The grotesque shield insignias, the incised artwork on the bronze breastplates and greaves, and the masklike appearance of the helmets crested with horsehair all indicate that elements in the drama of hoplite battle were almost eerily ostentatious. Certainly the equipment only heightened the psychological terror of the formal meeting of two phalanxes. Recall that both like-armed armies formed up in similar columns, stared at each other across the battlefield, and lowered spears on command. Pan (whose name led to our word “panic”) was considered a fickle deity who could appear on the battlefield to scatter columns before battle even began.
For that very reason, the Spartans polished their bronze shield veneers to a high shine, wore long scarlet cloaks, draped their oiled and braided hair over their shoulders, and painted bright lambdas (for “Lacedaemon”) on their shields—to stunning visual effect, if one can believe ancient accounts that enemies sometimes turned tail and ran rather than endure the Spartans’ slow measured march to the killing zone, accompanied by the music of pipes. At Mantinea, despite being surprised and confused by the sudden appearance of a large enemy coalition force, the Spartans never lost their nerve. Instead, they quietly walked right into the enemy wall of spears, quite in contrast to the noisy “sound and fury” of their adversaries.13
In the actual fighting, the hoplite depended on the man next to him to shield his own unprotected right side and to maintain the cohesion of the entire phalanx, military service now solidifying the valued egalitarianism of the property-owning citizenry. Thucydides makes that point about mutual protection offered by close-ordered ranks throughout his history—implying that rote technique was critical, since men were not freelancing as individual warriors but cognizant that their own spearing must always be done in concert. Later writers stressed the importance of agility that might be formally inculcated by mastering set moves and war dances, but we are still not sure whether such individual skills were advocated for the pursuit or retreat, or simply to help hoplites attack within the confines of ranks and files.

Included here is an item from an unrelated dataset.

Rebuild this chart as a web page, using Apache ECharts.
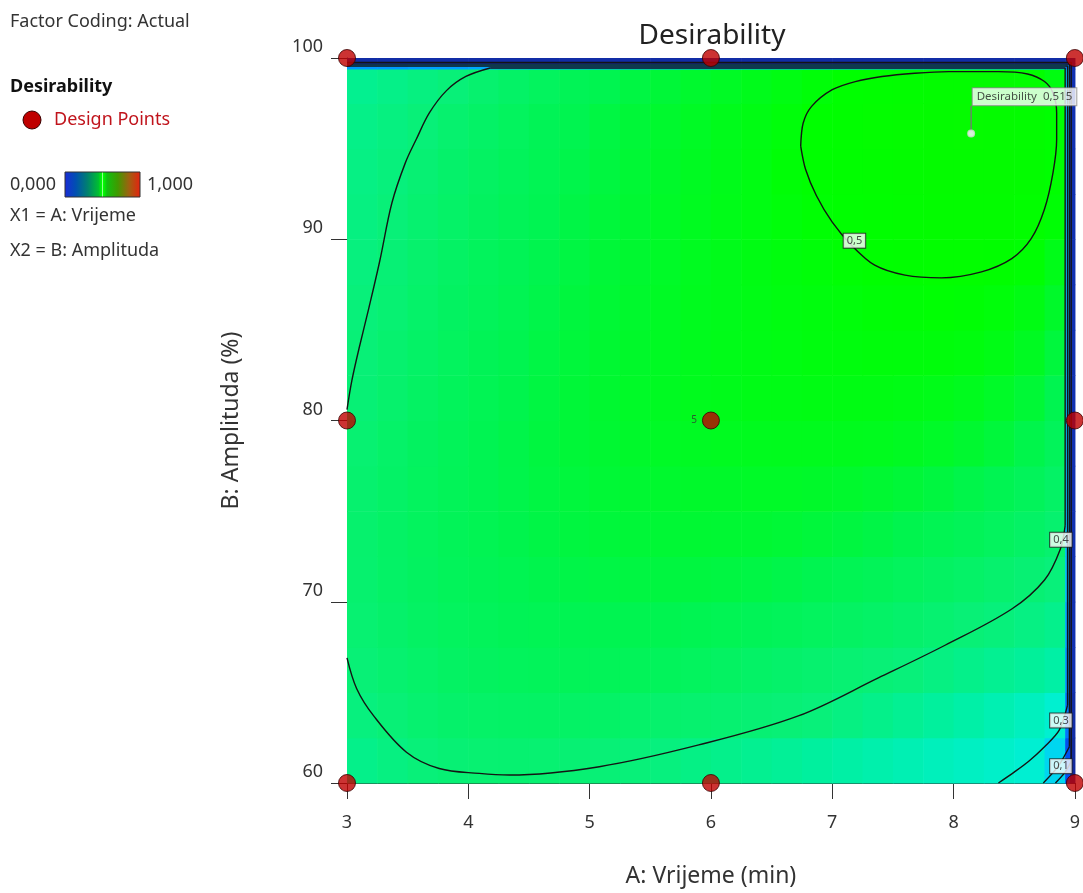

Indeed, it is hard to think of any other form of fighting in which so much rested on the support of the men in the ranks. When the Spartan general Brasidas invaded Illyria in 423, he reminded his hoplites that their discipline and interdependence made them far more formidable warriors than the loud-shouting barbarian rabble they faced. In the eyes of Thucydides’ Brasidas, the Greeks differed from the barbarians precisely in the manner in which they preferred to fight, as if their singular group discipline on the battlefield was the dividend of Hellenic civilization itself. The Illyrians, Brasidas scoffed to his men, “are not what they seem” since they “have no regular order” and are no different from “mobs.”14
Of these supposedly preeminent Greeks, the Spartans themselves were far the best. Their domination was not necessarily due to their bodily strength (here the agrarian Thebans were far more formidable), numbers (Athens could field more hoplites than the aggregate number of Spartiates), or equipment (shields and body armor were almost uniform in size, shape, and construction the Greek world over). Instead, the Spartan mystique was a product of singular discipline and organization, and the ability to stay in rank. And why wouldn’t order be a premium when the typical hoplite of the phalanx was subject to tremendous pressures in every direction: men pushing at his back, comrades in line crowding him to the right, rows in front presenting an impenetrable obstacle? As he was buffeted by the force of armored bodies, the hoplite also dodged incoming enemy iron, the sharp bronze spear butts of his friends in fr
ont bobbing in his face, and the razor-sharp spear points of the ranks to the rear darting over his neck and shoulders. All the while he trudged over the detritus of fallen wounded and dead hoplites, friend and foe, often both sons and fathers.
Hoplite Logic
In this regard of close-order fighting, our present-day notion of Western discipline—marching in time, advancing and retreating on command, preservation of formation, and mutual protection within files and ranks—started with the Greek phalanx, was passed on through the Roman legions, and survived in medieval Swiss, Spanish, and Italian columns and tercios of pikemen to find its way into the gunpowder age with European mastery of drill and volley fire. If that seems a chronological stretch, remember that with the onset of firearms, the Europeans best seemed to have the prerequisite traditions to use guns most effectively in cohesion and mass, with ample attention paid to firing in unison and in accordance with group protocols. That legacy of the Greeks defining courage as staying in rank rather than counting individual kills seems as important for the survival of the Western tradition as the much more heralded ideas of democracy and rationalism, though a heritage for the most part underappreciated today.
Hoplite technology was craftsmanship at its highest. The three-foot in diameter shield, sometimes known as either the aspis or hoplon, covered half the body. A unique combined arm- and handgrip allowed its oppressive weight to be held by the left arm alone. Draw straps along the inside of the shield’s perimeter meant that it could be retained even should the hand be knocked from the primary grip, a common mishap given the shield weight and the constant blows of massed combat. The shield’s strange concave shape permitted the rear ranks to rest it on their shoulders. Anyone who has tried to hold up fifteen to twenty pounds with a single arm, even without the weight of other armor amid the rigor of battle, can attest to the exhaustion that sets in after only twenty minutes. Yet the hoplite shield was an engineering marvel: the round shape allowed it to be rotated in almost any direction even as the sloped surface provided more wood protection from the angled trajectory of incoming spear points.